Building, full title Building: The Magazine for the Architect, Builder, Property Owner and Merchant, was a monthly magazine about architecture and building published by the Building Publishing Company in Sydney, New South Wales, Australia, from 1907 to 1942. It was subsequently published under the following titles: Building and Engineering, Building, Lighting and Engineering, Building, Products, Projects and Trends in Building, Building: Australia's National Building Journal.

Front page of Building, the magazine for the architect, builder, property owner and merchant, September 1907

== Publication history ==
Building: The Magazine for the Architect, Builder, Property Owner and Merchant was first published in September 1907 by the Building Publishing Company, established by George Augustine Taylor and his wife Florence Mary Taylor. The magazine "offered influential commentary on the built environment in Australia for the next half century". Florence Taylor wrote a regular column in the magazine which highlighted women in architecture.

From 1927 to October 1930, the magazine became the official organ of the Federated Master Builders' Association of Australia, and from November 1930 to 1942, the official organ of the Master Builders' Federation of Australia.
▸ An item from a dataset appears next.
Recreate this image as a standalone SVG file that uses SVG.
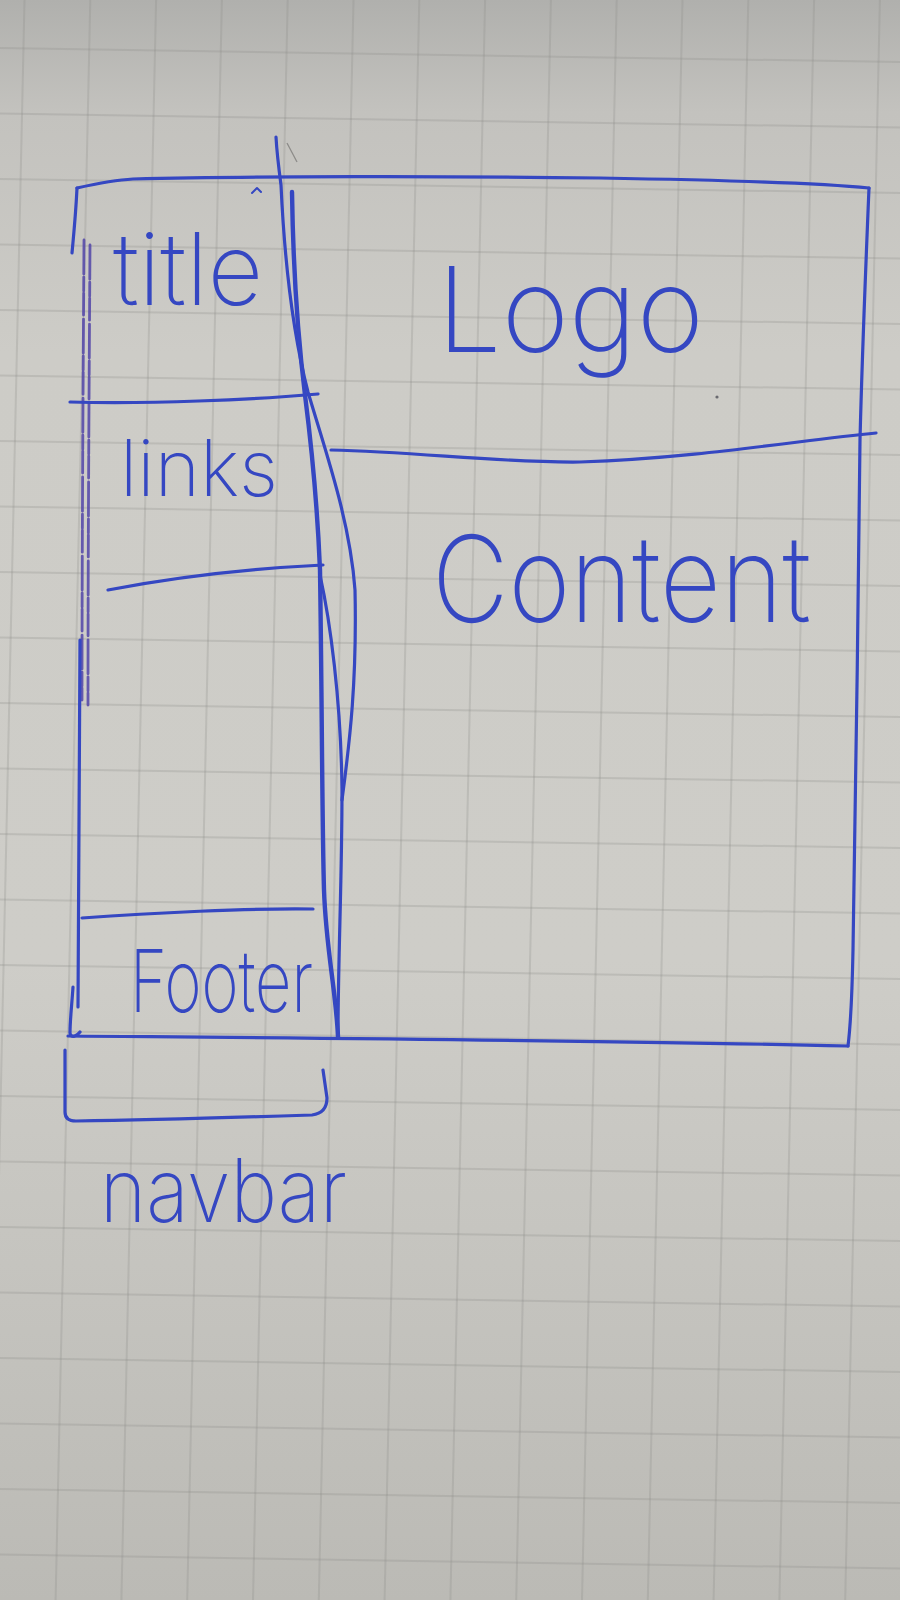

In September 1942 the title changed to Building and Engineering (1942-1952); the magazine then became known as Building, Lighting and Engineering (1952-1968). In 1968 the title changed to Building (1968-1970), and then to Products, Projects and Trends in Building (1971-1972). In 1972 the title reverted to Building, also known as Building: Australia's National Building Journal (September 1972 - November 1972). In November 1972 the magazine was absorbed by Construction.

== Digitisation ==
Issues from Vol. 1, no. 1 (September 1907) to Vol. 36, No. 216 (12 August 1925) of the magazine have been digitised by the National Library of Australia.